Data excerpt:
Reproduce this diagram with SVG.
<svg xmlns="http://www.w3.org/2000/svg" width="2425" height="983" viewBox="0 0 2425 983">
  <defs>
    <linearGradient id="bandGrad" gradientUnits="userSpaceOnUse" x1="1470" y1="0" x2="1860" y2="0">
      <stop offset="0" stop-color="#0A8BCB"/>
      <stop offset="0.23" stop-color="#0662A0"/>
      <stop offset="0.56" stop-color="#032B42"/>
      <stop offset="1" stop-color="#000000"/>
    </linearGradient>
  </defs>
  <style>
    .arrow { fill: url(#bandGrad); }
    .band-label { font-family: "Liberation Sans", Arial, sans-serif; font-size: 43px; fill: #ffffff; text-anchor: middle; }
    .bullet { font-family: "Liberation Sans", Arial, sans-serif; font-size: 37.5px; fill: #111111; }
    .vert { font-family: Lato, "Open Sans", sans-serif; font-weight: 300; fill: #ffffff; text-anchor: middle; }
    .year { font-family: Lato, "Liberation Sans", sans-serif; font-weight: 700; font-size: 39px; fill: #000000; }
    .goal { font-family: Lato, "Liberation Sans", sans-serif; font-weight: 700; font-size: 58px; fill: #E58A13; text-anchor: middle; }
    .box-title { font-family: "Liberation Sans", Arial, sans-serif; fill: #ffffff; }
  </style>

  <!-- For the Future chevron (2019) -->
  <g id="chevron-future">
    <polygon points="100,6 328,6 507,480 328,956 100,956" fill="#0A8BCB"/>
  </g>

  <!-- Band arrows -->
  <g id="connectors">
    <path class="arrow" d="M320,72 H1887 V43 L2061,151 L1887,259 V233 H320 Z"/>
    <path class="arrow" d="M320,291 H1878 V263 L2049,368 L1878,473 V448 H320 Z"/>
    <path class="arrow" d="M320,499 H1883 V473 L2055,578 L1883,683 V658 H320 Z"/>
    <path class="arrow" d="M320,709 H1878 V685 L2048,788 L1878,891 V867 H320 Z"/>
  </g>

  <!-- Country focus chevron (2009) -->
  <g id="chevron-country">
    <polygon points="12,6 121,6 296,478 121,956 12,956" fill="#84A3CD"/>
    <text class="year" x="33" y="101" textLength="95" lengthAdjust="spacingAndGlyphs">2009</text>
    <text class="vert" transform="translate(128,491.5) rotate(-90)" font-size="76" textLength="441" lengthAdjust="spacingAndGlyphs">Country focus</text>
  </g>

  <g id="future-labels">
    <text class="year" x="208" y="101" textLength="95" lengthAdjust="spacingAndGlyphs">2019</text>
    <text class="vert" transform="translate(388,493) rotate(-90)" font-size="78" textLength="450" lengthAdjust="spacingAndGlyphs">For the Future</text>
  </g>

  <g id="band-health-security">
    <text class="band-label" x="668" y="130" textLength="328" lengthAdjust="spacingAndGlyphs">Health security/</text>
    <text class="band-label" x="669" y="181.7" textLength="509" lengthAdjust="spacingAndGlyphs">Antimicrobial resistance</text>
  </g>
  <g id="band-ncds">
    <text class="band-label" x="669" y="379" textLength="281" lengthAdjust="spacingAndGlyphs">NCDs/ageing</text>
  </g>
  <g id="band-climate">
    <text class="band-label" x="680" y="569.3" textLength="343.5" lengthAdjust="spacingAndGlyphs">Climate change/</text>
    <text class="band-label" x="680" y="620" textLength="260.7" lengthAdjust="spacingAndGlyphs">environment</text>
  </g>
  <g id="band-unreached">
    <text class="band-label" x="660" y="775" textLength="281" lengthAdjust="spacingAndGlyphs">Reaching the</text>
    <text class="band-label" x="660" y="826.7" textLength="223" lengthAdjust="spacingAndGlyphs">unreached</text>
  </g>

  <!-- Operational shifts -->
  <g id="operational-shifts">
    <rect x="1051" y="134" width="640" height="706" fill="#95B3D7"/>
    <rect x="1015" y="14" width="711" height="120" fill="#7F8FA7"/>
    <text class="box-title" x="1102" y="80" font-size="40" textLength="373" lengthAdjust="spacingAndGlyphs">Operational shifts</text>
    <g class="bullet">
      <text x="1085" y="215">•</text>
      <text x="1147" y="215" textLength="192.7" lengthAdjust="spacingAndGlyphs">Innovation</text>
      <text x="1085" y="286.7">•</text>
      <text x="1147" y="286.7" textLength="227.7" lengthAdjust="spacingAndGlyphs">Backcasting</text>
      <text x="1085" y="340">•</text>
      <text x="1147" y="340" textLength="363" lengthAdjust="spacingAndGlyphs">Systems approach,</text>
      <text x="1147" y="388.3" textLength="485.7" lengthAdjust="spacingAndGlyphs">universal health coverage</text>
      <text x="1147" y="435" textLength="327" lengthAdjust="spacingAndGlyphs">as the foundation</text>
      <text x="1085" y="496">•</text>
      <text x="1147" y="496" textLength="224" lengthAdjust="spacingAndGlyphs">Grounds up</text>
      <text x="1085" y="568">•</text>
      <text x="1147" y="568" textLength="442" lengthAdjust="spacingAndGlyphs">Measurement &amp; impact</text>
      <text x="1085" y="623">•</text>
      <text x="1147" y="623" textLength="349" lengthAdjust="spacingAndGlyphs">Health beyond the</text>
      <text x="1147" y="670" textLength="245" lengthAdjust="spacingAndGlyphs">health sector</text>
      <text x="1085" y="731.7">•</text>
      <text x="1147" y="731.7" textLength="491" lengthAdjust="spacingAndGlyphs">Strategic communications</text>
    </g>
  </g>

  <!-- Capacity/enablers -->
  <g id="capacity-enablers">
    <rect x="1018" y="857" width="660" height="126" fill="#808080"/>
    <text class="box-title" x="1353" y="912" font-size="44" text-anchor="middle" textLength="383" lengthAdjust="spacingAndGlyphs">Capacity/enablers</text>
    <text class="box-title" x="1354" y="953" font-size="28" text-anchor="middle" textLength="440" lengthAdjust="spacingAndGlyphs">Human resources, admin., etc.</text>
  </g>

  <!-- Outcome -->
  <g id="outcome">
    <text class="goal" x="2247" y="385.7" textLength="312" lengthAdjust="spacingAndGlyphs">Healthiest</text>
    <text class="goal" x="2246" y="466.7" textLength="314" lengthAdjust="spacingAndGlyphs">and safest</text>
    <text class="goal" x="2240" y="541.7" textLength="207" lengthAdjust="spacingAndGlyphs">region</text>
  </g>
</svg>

Challenge:
Write out the whole listing again. Match it word for word.

Result for this exercise:
Reproduce this diagram with SVG.
<svg xmlns="http://www.w3.org/2000/svg" width="2425" height="983" viewBox="0 0 2425 983">
  <defs>
    <linearGradient id="bandGrad" gradientUnits="userSpaceOnUse" x1="1470" y1="0" x2="1860" y2="0">
      <stop offset="0" stop-color="#0A8BCB"/>
      <stop offset="0.23" stop-color="#0662A0"/>
      <stop offset="0.56" stop-color="#032B42"/>
      <stop offset="1" stop-color="#000000"/>
    </linearGradient>
  </defs>
  <style>
    .arrow { fill: url(#bandGrad); }
    .band-label { font-family: "Liberation Sans", Arial, sans-serif; font-size: 43px; fill: #ffffff; text-anchor: middle; }
    .bullet { font-family: "Liberation Sans", Arial, sans-serif; font-size: 37.5px; fill: #111111; }
    .vert { font-family: Lato, "Open Sans", sans-serif; font-weight: 300; fill: #ffffff; text-anchor: middle; }
    .year { font-family: Lato, "Liberation Sans", sans-serif; font-weight: 700; font-size: 39px; fill: #000000; }
    .goal { font-family: Lato, "Liberation Sans", sans-serif; font-weight: 700; font-size: 58px; fill: #E58A13; text-anchor: middle; }
    .box-title { font-family: "Liberation Sans", Arial, sans-serif; fill: #ffffff; }
  </style>

  <!-- For the Future chevron (2019) -->
  <g id="chevron-future">
    <polygon points="100,6 328,6 507,480 328,956 100,956" fill="#0A8BCB"/>
  </g>

  <!-- Band arrows -->
  <g id="connectors">
    <path class="arrow" d="M320,72 H1887 V43 L2061,151 L1887,259 V233 H320 Z"/>
    <path class="arrow" d="M320,291 H1878 V263 L2049,368 L1878,473 V448 H320 Z"/>
    <path class="arrow" d="M320,499 H1883 V473 L2055,578 L1883,683 V658 H320 Z"/>
    <path class="arrow" d="M320,709 H1878 V685 L2048,788 L1878,891 V867 H320 Z"/>
  </g>

  <!-- Country focus chevron (2009) -->
  <g id="chevron-country">
    <polygon points="12,6 121,6 296,478 121,956 12,956" fill="#84A3CD"/>
    <text class="year" x="33" y="101" textLength="95" lengthAdjust="spacingAndGlyphs">2009</text>
    <text class="vert" transform="translate(128,491.5) rotate(-90)" font-size="76" textLength="441" lengthAdjust="spacingAndGlyphs">Country focus</text>
  </g>

  <g id="future-labels">
    <text class="year" x="208" y="101" textLength="95" lengthAdjust="spacingAndGlyphs">2019</text>
    <text class="vert" transform="translate(388,493) rotate(-90)" font-size="78" textLength="450" lengthAdjust="spacingAndGlyphs">For the Future</text>
  </g>

  <g id="band-health-security">
    <text class="band-label" x="668" y="130" textLength="328" lengthAdjust="spacingAndGlyphs">Health security/</text>
    <text class="band-label" x="669" y="181.7" textLength="509" lengthAdjust="spacingAndGlyphs">Antimicrobial resistance</text>
  </g>
  <g id="band-ncds">
    <text class="band-label" x="669" y="379" textLength="281" lengthAdjust="spacingAndGlyphs">NCDs/ageing</text>
  </g>
  <g id="band-climate">
    <text class="band-label" x="680" y="569.3" textLength="343.5" lengthAdjust="spacingAndGlyphs">Climate change/</text>
    <text class="band-label" x="680" y="620" textLength="260.7" lengthAdjust="spacingAndGlyphs">environment</text>
  </g>
  <g id="band-unreached">
    <text class="band-label" x="660" y="775" textLength="281" lengthAdjust="spacingAndGlyphs">Reaching the</text>
    <text class="band-label" x="660" y="826.7" textLength="223" lengthAdjust="spacingAndGlyphs">unreached</text>
  </g>

  <!-- Operational shifts -->
  <g id="operational-shifts">
    <rect x="1051" y="134" width="640" height="706" fill="#95B3D7"/>
    <rect x="1015" y="14" width="711" height="120" fill="#7F8FA7"/>
    <text class="box-title" x="1102" y="80" font-size="40" textLength="373" lengthAdjust="spacingAndGlyphs">Operational shifts</text>
    <g class="bullet">
      <text x="1085" y="215">•</text>
      <text x="1147" y="215" textLength="192.7" lengthAdjust="spacingAndGlyphs">Innovation</text>
      <text x="1085" y="286.7">•</text>
      <text x="1147" y="286.7" textLength="227.7" lengthAdjust="spacingAndGlyphs">Backcasting</text>
      <text x="1085" y="340">•</text>
      <text x="1147" y="340" textLength="363" lengthAdjust="spacingAndGlyphs">Systems approach,</text>
      <text x="1147" y="388.3" textLength="485.7" lengthAdjust="spacingAndGlyphs">universal health coverage</text>
      <text x="1147" y="435" textLength="327" lengthAdjust="spacingAndGlyphs">as the foundation</text>
      <text x="1085" y="496">•</text>
      <text x="1147" y="496" textLength="224" lengthAdjust="spacingAndGlyphs">Grounds up</text>
      <text x="1085" y="568">•</text>
      <text x="1147" y="568" textLength="442" lengthAdjust="spacingAndGlyphs">Measurement &amp; impact</text>
      <text x="1085" y="623">•</text>
      <text x="1147" y="623" textLength="349" lengthAdjust="spacingAndGlyphs">Health beyond the</text>
      <text x="1147" y="670" textLength="245" lengthAdjust="spacingAndGlyphs">health sector</text>
      <text x="1085" y="731.7">•</text>
      <text x="1147" y="731.7" textLength="491" lengthAdjust="spacingAndGlyphs">Strategic communications</text>
    </g>
  </g>

  <!-- Capacity/enablers -->
  <g id="capacity-enablers">
    <rect x="1018" y="857" width="660" height="126" fill="#808080"/>
    <text class="box-title" x="1353" y="912" font-size="44" text-anchor="middle" textLength="383" lengthAdjust="spacingAndGlyphs">Capacity/enablers</text>
    <text class="box-title" x="1354" y="953" font-size="28" text-anchor="middle" textLength="440" lengthAdjust="spacingAndGlyphs">Human resources, admin., etc.</text>
  </g>

  <!-- Outcome -->
  <g id="outcome">
    <text class="goal" x="2247" y="385.7" textLength="312" lengthAdjust="spacingAndGlyphs">Healthiest</text>
    <text class="goal" x="2246" y="466.7" textLength="314" lengthAdjust="spacingAndGlyphs">and safest</text>
    <text class="goal" x="2240" y="541.7" textLength="207" lengthAdjust="spacingAndGlyphs">region</text>
  </g>
</svg>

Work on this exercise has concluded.